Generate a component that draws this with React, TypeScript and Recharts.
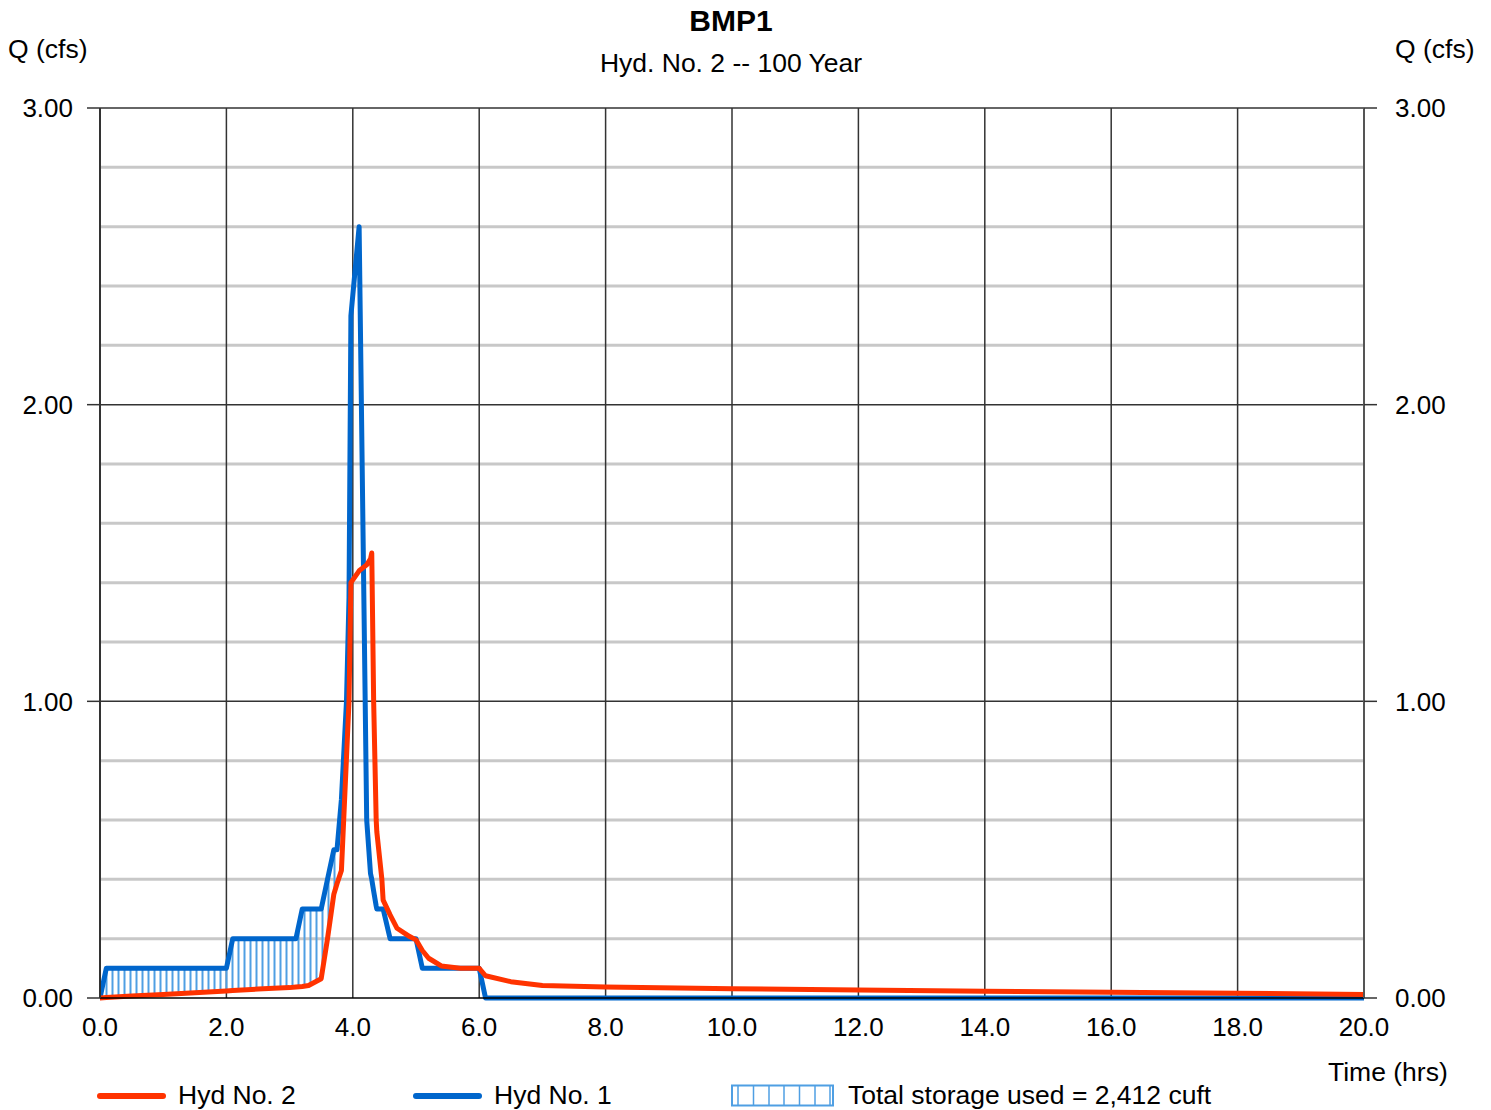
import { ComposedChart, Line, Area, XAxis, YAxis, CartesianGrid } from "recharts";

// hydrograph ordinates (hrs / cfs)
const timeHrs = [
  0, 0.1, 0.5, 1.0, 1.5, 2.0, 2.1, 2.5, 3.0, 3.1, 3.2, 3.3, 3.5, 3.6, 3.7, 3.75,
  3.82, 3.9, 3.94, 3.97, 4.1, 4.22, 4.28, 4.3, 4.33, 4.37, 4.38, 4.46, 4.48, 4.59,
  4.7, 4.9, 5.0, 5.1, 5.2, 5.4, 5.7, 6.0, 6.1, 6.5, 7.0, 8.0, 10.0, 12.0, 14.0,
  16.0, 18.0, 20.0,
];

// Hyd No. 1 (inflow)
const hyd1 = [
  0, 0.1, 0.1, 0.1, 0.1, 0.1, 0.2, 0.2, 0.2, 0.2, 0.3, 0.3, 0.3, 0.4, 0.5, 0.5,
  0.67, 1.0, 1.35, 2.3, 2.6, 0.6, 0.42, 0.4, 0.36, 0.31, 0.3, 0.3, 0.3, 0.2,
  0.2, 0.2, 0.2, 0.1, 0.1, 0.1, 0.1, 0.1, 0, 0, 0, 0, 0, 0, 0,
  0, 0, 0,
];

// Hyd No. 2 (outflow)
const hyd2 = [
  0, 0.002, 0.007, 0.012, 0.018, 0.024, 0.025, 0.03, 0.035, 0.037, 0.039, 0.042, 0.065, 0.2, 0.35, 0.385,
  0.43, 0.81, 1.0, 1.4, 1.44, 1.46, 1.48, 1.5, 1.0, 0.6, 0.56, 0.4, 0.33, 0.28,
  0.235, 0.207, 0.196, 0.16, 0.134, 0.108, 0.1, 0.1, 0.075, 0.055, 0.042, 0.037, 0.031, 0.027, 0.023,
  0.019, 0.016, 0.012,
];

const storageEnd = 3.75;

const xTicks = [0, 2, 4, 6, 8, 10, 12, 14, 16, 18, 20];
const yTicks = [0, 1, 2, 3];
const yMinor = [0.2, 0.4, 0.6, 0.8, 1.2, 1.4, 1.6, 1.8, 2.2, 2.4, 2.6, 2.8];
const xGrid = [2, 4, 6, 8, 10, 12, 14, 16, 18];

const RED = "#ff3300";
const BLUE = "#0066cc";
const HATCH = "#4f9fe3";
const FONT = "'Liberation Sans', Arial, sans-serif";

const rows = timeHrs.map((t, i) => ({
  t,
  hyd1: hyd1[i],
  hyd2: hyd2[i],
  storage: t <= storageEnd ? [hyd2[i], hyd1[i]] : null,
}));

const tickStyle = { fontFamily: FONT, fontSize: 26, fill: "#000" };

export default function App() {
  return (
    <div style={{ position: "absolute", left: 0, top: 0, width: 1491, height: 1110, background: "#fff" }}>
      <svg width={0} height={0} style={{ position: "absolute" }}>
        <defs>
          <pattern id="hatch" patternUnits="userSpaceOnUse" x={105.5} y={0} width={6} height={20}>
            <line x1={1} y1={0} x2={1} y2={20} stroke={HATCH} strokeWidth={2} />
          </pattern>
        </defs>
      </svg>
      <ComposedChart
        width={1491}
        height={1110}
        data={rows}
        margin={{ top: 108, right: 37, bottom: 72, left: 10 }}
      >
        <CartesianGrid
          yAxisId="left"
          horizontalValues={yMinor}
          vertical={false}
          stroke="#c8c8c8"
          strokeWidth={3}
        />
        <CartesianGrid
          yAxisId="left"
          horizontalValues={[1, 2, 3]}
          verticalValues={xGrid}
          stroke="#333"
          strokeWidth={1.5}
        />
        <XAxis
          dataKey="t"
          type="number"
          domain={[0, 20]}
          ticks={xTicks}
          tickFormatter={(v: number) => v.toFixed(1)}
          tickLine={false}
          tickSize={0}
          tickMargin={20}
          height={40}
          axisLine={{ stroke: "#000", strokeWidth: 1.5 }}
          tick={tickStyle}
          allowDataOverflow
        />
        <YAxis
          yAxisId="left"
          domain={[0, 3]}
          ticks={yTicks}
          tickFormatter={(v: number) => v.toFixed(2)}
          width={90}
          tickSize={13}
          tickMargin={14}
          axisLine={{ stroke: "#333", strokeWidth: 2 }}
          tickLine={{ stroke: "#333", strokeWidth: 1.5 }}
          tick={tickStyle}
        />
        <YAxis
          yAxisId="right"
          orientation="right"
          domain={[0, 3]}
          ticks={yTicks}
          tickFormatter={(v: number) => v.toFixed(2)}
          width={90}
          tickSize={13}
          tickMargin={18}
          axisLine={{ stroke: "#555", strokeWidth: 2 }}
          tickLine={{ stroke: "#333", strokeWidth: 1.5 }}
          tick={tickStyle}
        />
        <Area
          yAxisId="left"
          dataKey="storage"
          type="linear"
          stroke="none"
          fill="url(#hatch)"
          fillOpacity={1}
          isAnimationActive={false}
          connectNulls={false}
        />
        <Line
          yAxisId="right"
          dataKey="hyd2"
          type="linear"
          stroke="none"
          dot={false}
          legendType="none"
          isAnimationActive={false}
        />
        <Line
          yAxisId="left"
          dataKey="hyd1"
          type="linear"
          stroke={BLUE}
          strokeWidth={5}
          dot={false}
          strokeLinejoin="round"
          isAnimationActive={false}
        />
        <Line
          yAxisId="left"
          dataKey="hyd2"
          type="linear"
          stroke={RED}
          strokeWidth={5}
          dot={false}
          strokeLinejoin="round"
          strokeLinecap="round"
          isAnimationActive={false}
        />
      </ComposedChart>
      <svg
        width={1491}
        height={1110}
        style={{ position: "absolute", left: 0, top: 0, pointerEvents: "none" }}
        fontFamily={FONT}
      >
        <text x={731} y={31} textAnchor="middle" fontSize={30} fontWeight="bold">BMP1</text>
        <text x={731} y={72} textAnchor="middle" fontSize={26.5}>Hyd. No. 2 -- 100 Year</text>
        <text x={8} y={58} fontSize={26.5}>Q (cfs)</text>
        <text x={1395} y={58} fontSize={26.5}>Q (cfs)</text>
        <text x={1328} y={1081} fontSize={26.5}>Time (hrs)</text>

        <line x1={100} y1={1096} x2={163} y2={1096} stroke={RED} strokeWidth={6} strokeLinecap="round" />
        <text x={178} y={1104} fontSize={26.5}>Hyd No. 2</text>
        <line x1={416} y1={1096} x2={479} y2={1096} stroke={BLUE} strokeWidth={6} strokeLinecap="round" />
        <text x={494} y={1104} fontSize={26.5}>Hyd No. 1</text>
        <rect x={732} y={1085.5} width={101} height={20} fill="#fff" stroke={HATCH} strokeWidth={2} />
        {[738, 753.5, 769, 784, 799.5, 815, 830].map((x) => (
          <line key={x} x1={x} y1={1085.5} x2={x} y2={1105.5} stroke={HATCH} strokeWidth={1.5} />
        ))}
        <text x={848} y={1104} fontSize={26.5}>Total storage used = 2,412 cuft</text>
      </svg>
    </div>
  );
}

## REQUIRED WORK:
Word for word, quote the full listing, omitting every picture.

## RESULT OF THIS EXERCISE:
Generate a component that draws this with React, TypeScript and Recharts.
import { ComposedChart, Line, Area, XAxis, YAxis, CartesianGrid } from "recharts";

// hydrograph ordinates (hrs / cfs)
const timeHrs = [
  0, 0.1, 0.5, 1.0, 1.5, 2.0, 2.1, 2.5, 3.0, 3.1, 3.2, 3.3, 3.5, 3.6, 3.7, 3.75,
  3.82, 3.9, 3.94, 3.97, 4.1, 4.22, 4.28, 4.3, 4.33, 4.37, 4.38, 4.46, 4.48, 4.59,
  4.7, 4.9, 5.0, 5.1, 5.2, 5.4, 5.7, 6.0, 6.1, 6.5, 7.0, 8.0, 10.0, 12.0, 14.0,
  16.0, 18.0, 20.0,
];

// Hyd No. 1 (inflow)
const hyd1 = [
  0, 0.1, 0.1, 0.1, 0.1, 0.1, 0.2, 0.2, 0.2, 0.2, 0.3, 0.3, 0.3, 0.4, 0.5, 0.5,
  0.67, 1.0, 1.35, 2.3, 2.6, 0.6, 0.42, 0.4, 0.36, 0.31, 0.3, 0.3, 0.3, 0.2,
  0.2, 0.2, 0.2, 0.1, 0.1, 0.1, 0.1, 0.1, 0, 0, 0, 0, 0, 0, 0,
  0, 0, 0,
];

// Hyd No. 2 (outflow)
const hyd2 = [
  0, 0.002, 0.007, 0.012, 0.018, 0.024, 0.025, 0.03, 0.035, 0.037, 0.039, 0.042, 0.065, 0.2, 0.35, 0.385,
  0.43, 0.81, 1.0, 1.4, 1.44, 1.46, 1.48, 1.5, 1.0, 0.6, 0.56, 0.4, 0.33, 0.28,
  0.235, 0.207, 0.196, 0.16, 0.134, 0.108, 0.1, 0.1, 0.075, 0.055, 0.042, 0.037, 0.031, 0.027, 0.023,
  0.019, 0.016, 0.012,
];

const storageEnd = 3.75;

const xTicks = [0, 2, 4, 6, 8, 10, 12, 14, 16, 18, 20];
const yTicks = [0, 1, 2, 3];
const yMinor = [0.2, 0.4, 0.6, 0.8, 1.2, 1.4, 1.6, 1.8, 2.2, 2.4, 2.6, 2.8];
const xGrid = [2, 4, 6, 8, 10, 12, 14, 16, 18];

const RED = "#ff3300";
const BLUE = "#0066cc";
const HATCH = "#4f9fe3";
const FONT = "'Liberation Sans', Arial, sans-serif";

const rows = timeHrs.map((t, i) => ({
  t,
  hyd1: hyd1[i],
  hyd2: hyd2[i],
  storage: t <= storageEnd ? [hyd2[i], hyd1[i]] : null,
}));

const tickStyle = { fontFamily: FONT, fontSize: 26, fill: "#000" };

export default function App() {
  return (
    <div style={{ position: "absolute", left: 0, top: 0, width: 1491, height: 1110, background: "#fff" }}>
      <svg width={0} height={0} style={{ position: "absolute" }}>
        <defs>
          <pattern id="hatch" patternUnits="userSpaceOnUse" x={105.5} y={0} width={6} height={20}>
            <line x1={1} y1={0} x2={1} y2={20} stroke={HATCH} strokeWidth={2} />
          </pattern>
        </defs>
      </svg>
      <ComposedChart
        width={1491}
        height={1110}
        data={rows}
        margin={{ top: 108, right: 37, bottom: 72, left: 10 }}
      >
        <CartesianGrid
          yAxisId="left"
          horizontalValues={yMinor}
          vertical={false}
          stroke="#c8c8c8"
          strokeWidth={3}
        />
        <CartesianGrid
          yAxisId="left"
          horizontalValues={[1, 2, 3]}
          verticalValues={xGrid}
          stroke="#333"
          strokeWidth={1.5}
        />
        <XAxis
          dataKey="t"
          type="number"
          domain={[0, 20]}
          ticks={xTicks}
          tickFormatter={(v: number) => v.toFixed(1)}
          tickLine={false}
          tickSize={0}
          tickMargin={20}
          height={40}
          axisLine={{ stroke: "#000", strokeWidth: 1.5 }}
          tick={tickStyle}
          allowDataOverflow
        />
        <YAxis
          yAxisId="left"
          domain={[0, 3]}
          ticks={yTicks}
          tickFormatter={(v: number) => v.toFixed(2)}
          width={90}
          tickSize={13}
          tickMargin={14}
          axisLine={{ stroke: "#333", strokeWidth: 2 }}
          tickLine={{ stroke: "#333", strokeWidth: 1.5 }}
          tick={tickStyle}
        />
        <YAxis
          yAxisId="right"
          orientation="right"
          domain={[0, 3]}
          ticks={yTicks}
          tickFormatter={(v: number) => v.toFixed(2)}
          width={90}
          tickSize={13}
          tickMargin={18}
          axisLine={{ stroke: "#555", strokeWidth: 2 }}
          tickLine={{ stroke: "#333", strokeWidth: 1.5 }}
          tick={tickStyle}
        />
        <Area
          yAxisId="left"
          dataKey="storage"
          type="linear"
          stroke="none"
          fill="url(#hatch)"
          fillOpacity={1}
          isAnimationActive={false}
          connectNulls={false}
        />
        <Line
          yAxisId="right"
          dataKey="hyd2"
          type="linear"
          stroke="none"
          dot={false}
          legendType="none"
          isAnimationActive={false}
        />
        <Line
          yAxisId="left"
          dataKey="hyd1"
          type="linear"
          stroke={BLUE}
          strokeWidth={5}
          dot={false}
          strokeLinejoin="round"
          isAnimationActive={false}
        />
        <Line
          yAxisId="left"
          dataKey="hyd2"
          type="linear"
          stroke={RED}
          strokeWidth={5}
          dot={false}
          strokeLinejoin="round"
          strokeLinecap="round"
          isAnimationActive={false}
        />
      </ComposedChart>
      <svg
        width={1491}
        height={1110}
        style={{ position: "absolute", left: 0, top: 0, pointerEvents: "none" }}
        fontFamily={FONT}
      >
        <text x={731} y={31} textAnchor="middle" fontSize={30} fontWeight="bold">BMP1</text>
        <text x={731} y={72} textAnchor="middle" fontSize={26.5}>Hyd. No. 2 -- 100 Year</text>
        <text x={8} y={58} fontSize={26.5}>Q (cfs)</text>
        <text x={1395} y={58} fontSize={26.5}>Q (cfs)</text>
        <text x={1328} y={1081} fontSize={26.5}>Time (hrs)</text>

        <line x1={100} y1={1096} x2={163} y2={1096} stroke={RED} strokeWidth={6} strokeLinecap="round" />
        <text x={178} y={1104} fontSize={26.5}>Hyd No. 2</text>
        <line x1={416} y1={1096} x2={479} y2={1096} stroke={BLUE} strokeWidth={6} strokeLinecap="round" />
        <text x={494} y={1104} fontSize={26.5}>Hyd No. 1</text>
        <rect x={732} y={1085.5} width={101} height={20} fill="#fff" stroke={HATCH} strokeWidth={2} />
        {[738, 753.5, 769, 784, 799.5, 815, 830].map((x) => (
          <line key={x} x1={x} y1={1085.5} x2={x} y2={1105.5} stroke={HATCH} strokeWidth={1.5} />
        ))}
        <text x={848} y={1104} fontSize={26.5}>Total storage used = 2,412 cuft</text>
      </svg>
    </div>
  );
}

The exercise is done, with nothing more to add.